Nie można popełniać błędów - rozmowa z Takeyą Mizugaki, zawodnikiem UFC

Takeya Mizugaki to fighter z prawdziwego zdarzenia. Filigranowy zawodnik za każdym razem daje z siebie wszystko w oktagonie i fani go za to kochają.

Arkadiusz Pawłowski
Arkadiusz Pawłowski

Arkadiusz Pawłowski: Jak zainteresowałeś się sportami walki?

Takeya Mizugaki: Wszystko dla mnie zaczęło się od oglądania federacji Shooto i PRIDE w czasach, kiedy chodziłem do liceum. To właśnie tak zainteresowałem się tym sportem, jakim jest MMA.

Jak wyglądają twoje treningi i przygotowania do walk?

- Jeśli chodzi o trening, to po prostu staram się ściśle trzymać mojego założonego planu, takiego treningowego menu. Jeśli zaś chodzi o przygotowanie mentalne, to, co może dziwić, nie robię nic specjalnego, żeby je wypracować.

Jesteś obecnie zawodnikiem UFC, najpopularniejszej federacji MMA na świecie. Co - według ciebie - wyróżnia ją spośród innych?

- Wydaje mi się, że największą siłą UFC jest fakt, że skupiają się na naprawdę ostrej konkurencji, a nie na robieniu show i podejściu typowo rozrywkowym. W tym upatrywałbym głównej przyczyny sukcesu federacji.

Jak oceniasz poziom MMA w twoim kraju, czyli Japonii?

- Kiedyś uważałem, że mamy w Japonii najlepszych zawodników na świecie jeśli chodzi o lżejsze kategorie wagowe, ale teraz już tak nie jest. Jeśli chodzi o MMA w Japonii i federacje w tym kraju, nie ma lekko, w końcu najlepsi zawodnicy szukają możliwości walk poza Japonią. Przez to będzie ciężko utrzymać wysoki poziom sportowy na dłuższą metę.

Twoim kolejnym przeciwnikiem w UFC będzie Erik Perez. Jaki jest twój gameplan na tę walkę?

- Nie chciałbym, a nawet nie mogę dyskutować na temat szczegółów mojego planu na tę walkę, ale mogę powiedzieć jedno. Zrobię tak, żeby to była moja walka, będę ją prowadził.
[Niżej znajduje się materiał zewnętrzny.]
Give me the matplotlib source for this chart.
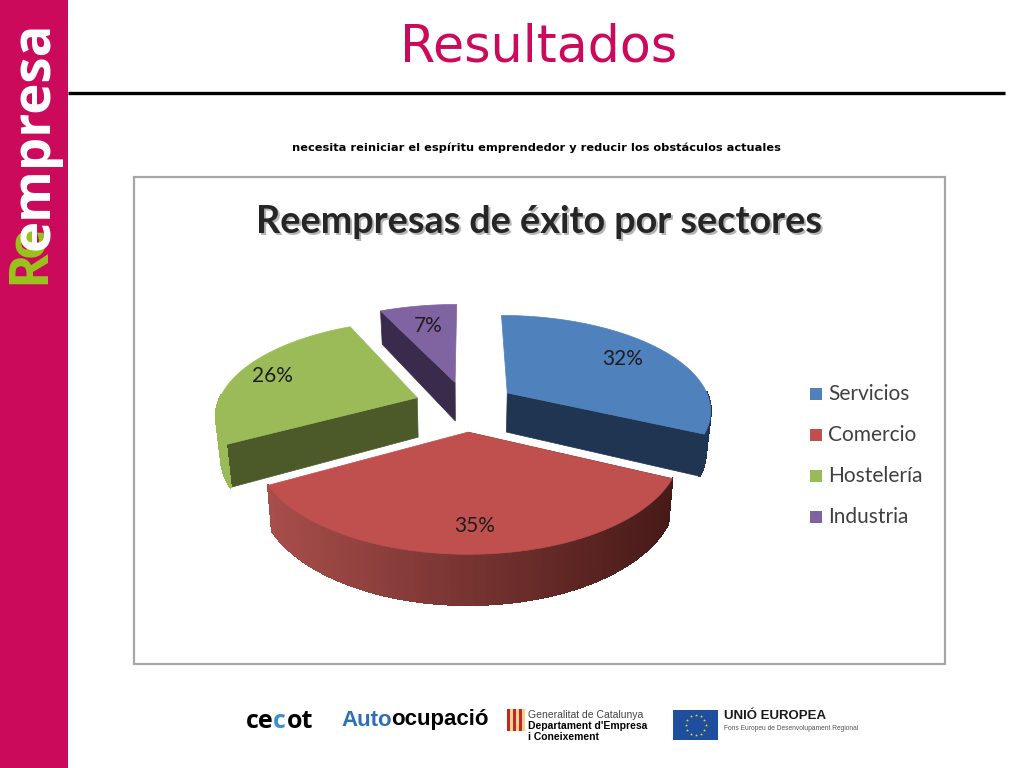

Kto jest według ciebie najlepszym obecnie zawodnikiem na świecie w twojej kategorii wagowej?

- W tym momencie kontuzjowany jest Dominick Cruz, więc muszę powiedzieć, że jest to Renan Barão.

A kto był w twojej karierze największym wyzwaniem?

- Byli to Miguel Torres i Urijah Faber.

No właśnie. Jedną z największych batalii stoczyłeś z Urijah Faberem. Jak wspominasz tę walkę i jak oceniasz umiejętności swojego przeciwnika?

- Na początku było ok, radziłem sobie całkiem nieźle, ale niestety popełniłem błąd i przeciwnik mnie wykończył. Zdałem sobie sprawę, że tak właśnie robią najlepsi zawodnicy na świecie. Nie możesz sobie pozwolić na jakikolwiek, choćby najmniejszy błąd. Tak to odbieram z perspektywy czasu.